On January 1, 1938 for the Tournament of Roses Parade in Pasadena, California, the theme was "Playland Fantasies" and Marge Belcher sat on a float going down Colorado Boulevard attired as Snow White. She sat shaded underneath a huge mushroom and was surrounded by seven people in dwarf masks dressed as the Seven Dwarfs who were scattered near smaller mushrooms to publicize the recently released film.

Instead of the costume she used for filming the live action reference, Disney got a colorfully bright sequined vest for her to wear over a fancier outfit.

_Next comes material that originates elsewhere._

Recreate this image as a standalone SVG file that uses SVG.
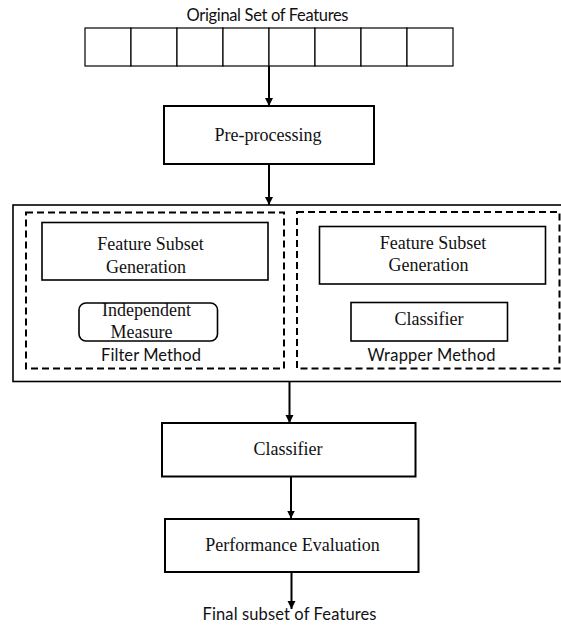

Walt did briefly consider a sequel entitled Snow White Returns (using the animation that had been cut from the original film like the soup-eating and bed-making scenes with some additional new animation as Snow White returned for her annual visit with her friends) but either because of the outbreak of World War II or his dislike for repeating himself with sequels, the film was never made, even though he could have done it at a fraction of the cost.

On Sunday, June 28, 1987, Snow White was bestowed the 1,850th star on the Hollywood Walk of Fame. Special guests included Ward Kimball, Marc Davis and Art Babbitt as well as Adriana Caselotti.

A Snow White from Disneyland, along with the Seven Dwarfs, attended. Snow White told the excited crowd of nearly 1,000 fans that this was the highlight of her career but also reminded everyone that she shared this moment with the seven little men who co-starred with her.

"After all," she smiled," if it hadn't been for them, well, there just would not have been a picture!"

Her star is located at 6910 Hollywood Boulevard, across the street from Grauman's Chinese Theatre.